Si je lis bien, ta carte est bien reconnue et est dispo en eth1... Le driver est bien chargé.

la sortie de "ifconfig -a" devrait remonter la carte...

Si ça ne remonte pas, l'idée de razer est bien : autre port. Il se peut qu'il y ait un conflit d'irq qui fasse débloquer le bouzin. Si tu bootes sur un livecd, c'est pareil ? Si ça marche, point de conflit d'irq mais seulement un problème de conf kernel.

----------

## The NeurOne

alors, 

tout d’abords, merci tout le monde.

Je crois bien que, je ne sais comment, j'ai solutionner le pb.

a priori j'avais compilé le pilote en module, puis en dur, mais toujours avec le module qui se charge  ...

----------------------

Je ne sais pas pourquoi, mais je n'aime pas les modules (peut-être une ancienne mauvaise expérience)

J'ai donc compilé le noyau avec le pilote en dur.

pris soin de faire le ménage dans les modules

J'ai désactivé Eth0 dans netplug, viré Eth0 (rc_update del eth0)
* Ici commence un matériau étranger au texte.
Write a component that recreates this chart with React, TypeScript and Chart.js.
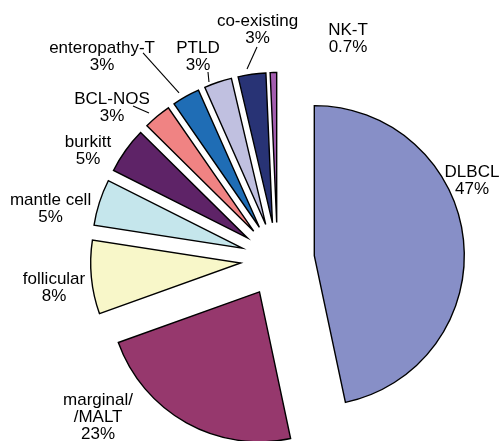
import React, { useEffect, useRef } from "react";
import { Chart, registerables } from "chart.js";

Chart.register(...registerables);

const categories = [
  "DLBCL",
  "marginal/\n/MALT",
  "follicular",
  "mantle cell",
  "burkitt",
  "BCL-NOS",
  "enteropathy-T",
  "PTLD",
  "co-existing",
  "NK-T",
];
const values = [47, 23, 8, 5, 5, 3, 3, 3, 3, 0.7];
const colors = [
  "#878FC7",
  "#96386D",
  "#F8F7C9",
  "#C5E6EC",
  "#5E2367",
  "#F08383",
  "#1F6DB5",
  "#C0C0E0",
  "#283375",
  "#A35DAF",
];

const EXPLODE = 37; // distance each slice is pulled out from the centre

// label placement (first-line baseline) relative to the outer middle of each slice
const labelNudge: [number, number][] = [
  [8.5, -63],
  [-88.4, -17.8],
  [-37.3, 6.7],
  [-48.9, 2.6],
  [-37.6, -3.5],
  [-45.2, -12.3],
  [-83.9, -43.5],
  [-19.9, -29.3],
  [5.6, -48.3],
  [74.6, -37.5],
];
// leader lines relative to outer middle of slice: [x1,y1,x2,y2] or null
const leaders: (number[] | null)[] = [
  null,
  null,
  null,
  null,
  null,
  [-8.2, -3.3, -24.2, -10.3],
  [-6.9, -3.5, -42.9, -43.5],
  [-8.9, -0.3, -9.9, -10.3],
  [-4.9, -5.3, 5.1, -27.3],
  null,
];

const explodePlugin = {
  id: "explodeSlices",
  beforeDatasetsDraw(chart: any) {
    const area = chart.chartArea;
    const cx = (area.left + area.right) / 2;
    const cy = (area.top + area.bottom) / 2;
    const meta = chart.getDatasetMeta(0);
    meta.data.forEach((arc: any) => {
      const mid = (arc.startAngle + arc.endAngle) / 2;
      arc.x = cx + Math.cos(mid) * EXPLODE;
      arc.y = cy + Math.sin(mid) * EXPLODE;
    });
  },
};

const labelPlugin = {
  id: "sliceLabels",
  afterDatasetsDraw(chart: any) {
    const ctx = chart.ctx;
    const meta = chart.getDatasetMeta(0);
    ctx.save();
    ctx.font = '17px "Liberation Sans", Arial, sans-serif';
    ctx.fillStyle = "#000";
    ctx.strokeStyle = "#000";
    ctx.lineWidth = 1.1;
    ctx.textAlign = "center";
    ctx.textBaseline = "alphabetic";
    meta.data.forEach((arc: any, i: number) => {
      const mid = (arc.startAngle + arc.endAngle) / 2;
      const r = arc.outerRadius;
      const ox = arc.x + Math.cos(mid) * r;
      const oy = arc.y + Math.sin(mid) * r;
      const lines = categories[i].split("\n").concat([`${values[i]}%`]);
      const [dx, dy] = labelNudge[i];
      lines.forEach((t, k) => {
        ctx.fillText(t, ox + dx, oy + dy + k * 17);
      });
      const l = leaders[i];
      if (l) {
        ctx.beginPath();
        ctx.moveTo(ox + l[0], oy + l[1]);
        ctx.lineTo(ox + l[2], oy + l[3]);
        ctx.stroke();
      }
    });
    ctx.restore();
  },
};

export default function App() {
  const ref = useRef<HTMLCanvasElement | null>(null);
  useEffect(() => {
    if (!ref.current) return;
    const chart = new Chart(ref.current, {
      type: "pie",
      data: {
        labels: categories,
        datasets: [
          {
            data: values,
            backgroundColor: colors,
            borderColor: "#000",
            borderWidth: 1.4,
            offset: 0,
            borderJoinStyle: "miter",
            clip: false,
          } as any,
        ],
      },
      options: {
        animation: false,
        responsive: false,
        radius: 150,
        layout: { padding: { left: 54, top: 78, right: 0, bottom: 0 } },
        plugins: { legend: { display: false }, tooltip: { enabled: false } },
      } as any,
      plugins: [explodePlugin, labelPlugin],
    });
    return () => chart.destroy();
  }, []);
  return (
    <div style={{ position: "fixed", left: 0, top: 0, width: 501, height: 441, background: "#fff" }}>
      <canvas ref={ref} width={501} height={441} style={{ width: 501, height: 441 }} />
    </div>
  );
}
rebooté, et oh miracle tout semble bien fonctionner.

maintenant, ping -c3 google fonctionne

de mon pc un ping serveur aussi, 

et j'arrive à le pilote eh ssh, et mon serveur lamp est maintenant UP !

Merci tout plein le gens !

----------

## razer

Tu peux donc ajouter [b](résolu)[/b] dans le titre du fil de discussion

https://forums.gentoo.org/viewtopic-t-69179.html[/i]

----------

## The NeurOne

 *razer wrote:*   

> Tu peux donc ajouter [b](résolu)[/b] dans le titre du fil de discussion
> 
> https://forums.gentoo.org/viewtopic-t-69179.html[/i]

 

avec plaisir :d

----------